Alliant Closes $48.5M Manufactured Housing Community Loan

Loan is used to refinance a 55-and-over manufactured housing community outside of Phoenix.

Apache Junction’s manufactured home community and RV park. Photos courtesy of Alliant CU.

Alliant Credit Union in Chicago continued to build on its recent commercial real estate lending activity – this time with a $48.5 million loan to refinance a manufactured housing community and RV park in Apache Junction, Ariz., 35 miles west of Phoenix.

According to the announcement from the $14.6 billion Alliant Monday, the five-year, interest-only loan was structured to support the property owner’s business plan. Alliant also said the provisions of the loan included equity recapture, future earn-out and a moderate loan-to-value ratio. In addition, proceeds of the loan were used to pay off existing debt.
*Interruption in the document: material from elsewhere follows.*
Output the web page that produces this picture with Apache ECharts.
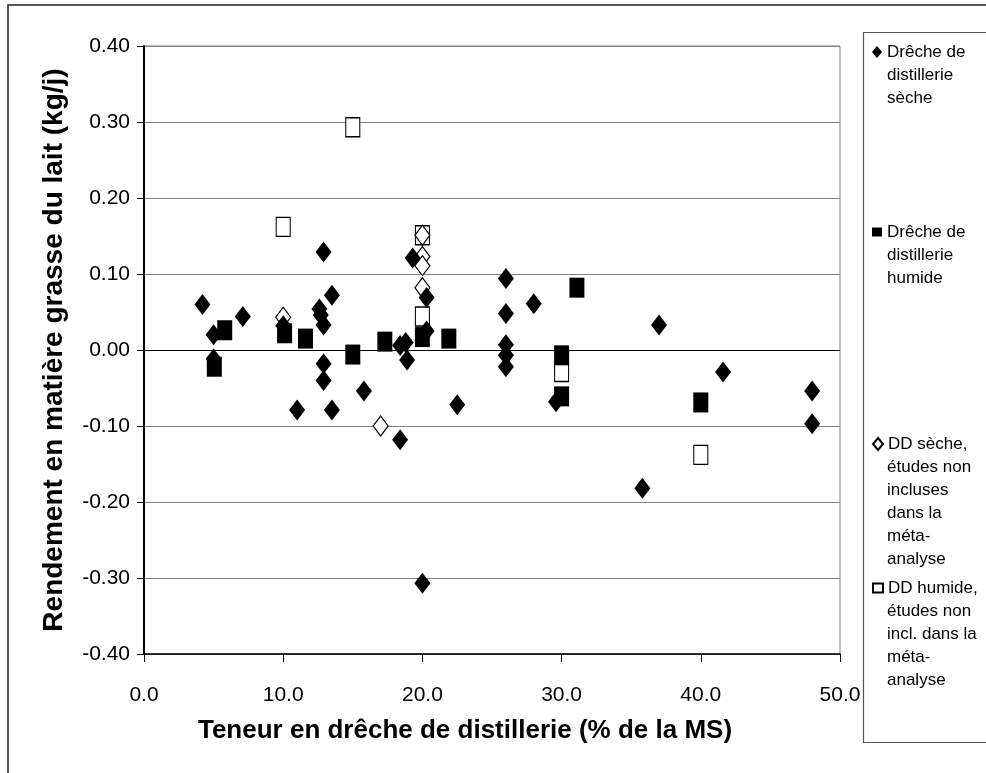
<!DOCTYPE html>
<html>
<head>
<meta charset="utf-8">
<script src="https://cdn.jsdelivr.net/npm/echarts@6/dist/echarts.min.js"></script>
<style>
  html, body { margin: 0; padding: 0; background: #fff; }
  #chart { width: 986px; height: 773px; }
</style>
</head>
<body>
<div id="chart"></div>
<script>
// Drêche de distillerie sèche (losanges noirs)
const secheX = [4.2, 5.0, 5.0, 7.1, 10.0, 11.0, 12.6, 12.7, 12.9, 12.9, 12.9, 12.9, 13.5, 13.5, 15.8, 18.4, 18.4, 18.8, 18.9, 19.3, 20.0, 20.3, 20.3, 22.5, 26.0, 26.0, 26.0, 26.0, 26.0, 28.0, 29.6, 35.8, 37.0, 41.6, 48.0, 48.0]
const secheY = [0.060, 0.020, -0.012, 0.044, 0.032, -0.079, 0.054, 0.046, 0.033, 0.129, -0.018, -0.040, 0.072, -0.079, -0.054, -0.118, 0.006, 0.010, -0.013, 0.121, -0.307, 0.069, 0.025, -0.072, 0.094, 0.048, 0.007, -0.007, -0.022, 0.061, -0.068, -0.182, 0.033, -0.029, -0.054, -0.097]
// Drêche de distillerie humide (carrés noirs)
const humideX = [5.05, 5.8, 10.1, 11.6, 15.0, 17.3, 20.0, 21.9, 30.0, 30.0, 31.1, 40.0]
const humideY = [-0.022, 0.026, 0.022, 0.015, -0.006, 0.011, 0.017, 0.015, -0.007, -0.061, 0.082, -0.069]
// DD sèche, études non incluses (losanges blancs)
const ddSecheX = [10.0, 17.0, 20.0, 20.0, 20.0, 20.0]
const ddSecheY = [0.043, -0.100, 0.151, 0.123, 0.111, 0.082]
// DD humide, études non incluses (carrés blancs)
const ddHumideX = [10.0, 15.0, 20.0, 20.0, 30.0, 40.0]
const ddHumideY = [0.162, 0.293, 0.151, 0.044, -0.029, -0.138]

const seriesNames = [
  'Drêche de distillerie sèche',
  'Drêche de distillerie humide',
  'DD sèche, études non incluses dans la méta-analyse',
  'DD humide, études non incl. dans la méta-analyse'
]
// texte de la légende, ligne par ligne
const legendLines = [
  ['Drêche de', 'distillerie', 'sèche'],
  ['Drêche de', 'distillerie', 'humide'],
  ['DD sèche,', 'études non', 'incluses', 'dans la', 'méta-', 'analyse'],
  ['DD humide,', 'études non', 'incl. dans la', 'méta-', 'analyse']
]
const legendFirstLine = [52, 232, 444, 588]

const zip = (xs, ys) => xs.map((x, i) => [x, ys[i]])

const chart = echarts.init(document.getElementById('chart'))

const font = "'Liberation Sans', Arial, sans-serif"
const lh = 23

const legendText = {
  fontFamily: font,
  fontSize: 17,
  color: '#000',
  lineHeight: lh
}

// chaque entrée : une légende pour le symbole + 1re ligne, une autre pour la suite du texte
const legends = []
seriesNames.forEach((name, i) => {
  const lines = legendLines[i]
  legends.push({
    data: [name],
    left: 872,
    top: legendFirstLine[i] - lh / 2,
    padding: 0,
    itemWidth: 10,
    itemHeight: i % 2 === 0 ? 12 : 9,
    selectedMode: false,
    formatter: () => lines[0],
    textStyle: legendText
  })
  legends.push({
    data: [{ name: name, icon: 'none' }],
    left: 872,
    top: legendFirstLine[i] + lh / 2,
    padding: 0,
    itemWidth: 10,
    itemHeight: 10,
    selectedMode: false,
    formatter: () => lines.slice(1).join('\n'),
    textStyle: legendText
  })
})

const option = {
  animation: false,
  graphic: [
    {
      type: 'rect',
      shape: { x: 8, y: 5, width: 1000, height: 800 },
      style: { fill: 'none', stroke: '#222', lineWidth: 1.5 },
      silent: true
    },
    {
      type: 'rect',
      shape: { x: 863.5, y: 32.5, width: 200, height: 710 },
      style: { fill: 'none', stroke: '#555', lineWidth: 1.2 },
      silent: true
    }
  ],
  legend: legends,
  grid: {
    left: 144,
    right: 146,
    top: 46,
    bottom: 119,
    show: true,
    borderColor: '#808080',
    borderWidth: 1
  },
  xAxis: {
    type: 'value',
    min: 0,
    max: 50,
    interval: 10,
    name: 'Teneur en drêche de distillerie (% de la MS)',
    nameLocation: 'middle',
    nameGap: 64,
    nameTextStyle: {
      fontFamily: font,
      fontWeight: 'bold',
      fontSize: 26,
      color: '#000',
      padding: [0, 54, 0, 0]
    },
    axisLine: { onZero: false, lineStyle: { color: '#000', width: 1.5 } },
    axisTick: { show: true, length: 8, lineStyle: { color: '#000' } },
    axisLabel: {
      margin: 31,
      fontFamily: font,
      fontSize: 21,
      color: '#000',
      formatter: v => v.toFixed(1)
    },
    splitLine: { show: false }
  },
  yAxis: {
    type: 'value',
    min: -0.4,
    max: 0.4,
    interval: 0.1,
    name: 'Rendement en matière grasse du lait (kg/j)',
    nameLocation: 'middle',
    nameGap: 76,
    nameTextStyle: {
      fontFamily: font,
      fontWeight: 'bold',
      fontSize: 28,
      color: '#000'
    },
    axisLine: { show: true, onZero: false, lineStyle: { color: '#000', width: 2 } },
    axisTick: { show: true, length: 7, lineStyle: { color: '#000' } },
    axisLabel: {
      margin: 14,
      fontFamily: font,
      fontSize: 21,
      color: '#000',
      formatter: v => v.toFixed(2)
    },
    splitLine: {
      show: true,
      lineStyle: {
        color: ['#808080', '#808080', '#808080', '#808080', '#000', '#808080', '#808080', '#808080', '#808080'],
        width: 1
      }
    }
  },
  // ordre de dessin : carrés blancs, losanges blancs, puis les séries noires par-dessus
  series: [
    {
      name: seriesNames[3],
      type: 'scatter',
      symbol: 'rect',
      symbolSize: [14, 19],
      itemStyle: { color: '#fff', borderColor: '#000', borderWidth: 1.2, opacity: 1 },
      emphasis: { disabled: true },
      data: zip(ddHumideX, ddHumideY)
    },
    {
      name: seriesNames[2],
      type: 'scatter',
      symbol: 'diamond',
      symbolSize: [15, 20],
      itemStyle: { color: '#fff', borderColor: '#000', borderWidth: 1.2, opacity: 1 },
      emphasis: { disabled: true },
      data: zip(ddSecheX, ddSecheY)
    },
    {
      name: seriesNames[0],
      type: 'scatter',
      symbol: 'diamond',
      symbolSize: [16, 21],
      itemStyle: { color: '#000', opacity: 1 },
      emphasis: { disabled: true },
      data: zip(secheX, secheY)
    },
    {
      name: seriesNames[1],
      type: 'scatter',
      symbol: 'rect',
      symbolSize: [15, 20],
      itemStyle: { color: '#000', opacity: 1 },
      emphasis: { disabled: true },
      data: zip(humideX, humideY)
    }
  ]
}

chart.setOption(option)
</script>
</body>
</html>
Alliant said it was referred to the loan refinance opportunity by Patrick Barkley, principal at the Phoenix office of independent mortgage banking firm Gantry.

Built in 1983, the property is a resort-style community for residents ages 55 and over, and its 433 home sites have been fully occupied since 2018 with a year-round population, the credit union said. It also includes 124 RV sites for seasonal residents, an extensive list of amenities including a clubhouse with a banquet hall, business center, spa and outdoor pool, and programming for active residents.

“Alliant is proud to work with an experienced and professional sponsor on this loan closing,” Alliant Commercial Loan Originator Peter Margolin stated. “We were pleased to provide a tailored solution to support this Class A, resort-style community with a proven, longstanding history of profitable operations and strong occupancy.”